Russia's war in Ukraine is slowing down the economy and accelerating inflation in Germany, the Ifo Institute has claimed.

German consumer prices set to rise steeply amid war in Ukraine

According to the Munich-based economics institute, inflation is expected to rise from 5.1 to 6.1 percent in March. This would be the steepest rise in consumer prices since 1982.

Over the past few months, consumers in Germany have already had to battle with huge hikes in energy costs, fuel prices and increases in the price of other everyday commodities.


With Russia and Ukraine representing major suppliers of wheat and grain, further price rises in the food market are also expected, putting an additional strain on tight incomes. 

At the same time, the ongoing conflict is set to put a dampener on the country’s annual growth forecasts. 

“We only expect growth of between 2.2 and 3.1 percent this year,” Ifo’s head of economic research Timo Wollmershäuser said on Wednesday. 

Due to the increase in the cost of living, consumers in Germany could lose around €6 billion in purchasing power by the end of March alone.

With public life in Germany returning to normal and manufacturers’ order books filling up, a significant rebound in the economy was expected this year. 

But the war “is dampening the economy through significantly higher commodity prices, sanctions, increasing supply bottlenecks for raw materials and intermediate products as well as increased economic uncertainty”, Wollmershäuser said.

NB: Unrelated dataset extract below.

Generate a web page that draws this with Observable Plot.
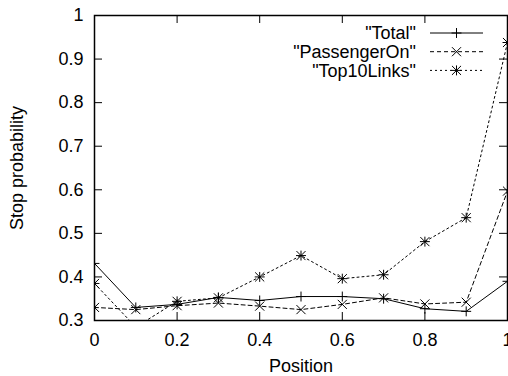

Because of the current uncertainly, the Ifo Institute calculated two separate forecasts for the upcoming year.

In the optimistic scenario, the price of oil falls gradually from the current €101 per barrel to €82 by the end of the year, and the price of natural gas falls in parallel.

In the pessimistic scenario, the oil price rises to €140 per barrel by May and only then falls to €122 by the end of the year.

Energy costs have a particularly strong impact on private consumer spending.

They could rise between 3.7 and 5 percent, depending on the developments in Ukraine, sanctions on Russia and the German government’s ability to source its energy. 

On Wednesday, German media reported that the government was in the process of thrashing out an additional set of measures designed to support consumers with their rising energy costs.

The hotly debated measures are expected to be finalised on Wednesday evening and could include increased subsidies, a mobility allowance, a fuel rebate and a child bonus for families. 

READ ALSO: KEY POINTS: Germany’s proposals for future energy price relief

In one piece of positive news, the number of unemployed people in Germany should fall to below 2.3 million, according to the Ifo Institute.

However, short-time work, known as Kurzarbeit in German, is likely to increase significantly in the pessimistic scenario.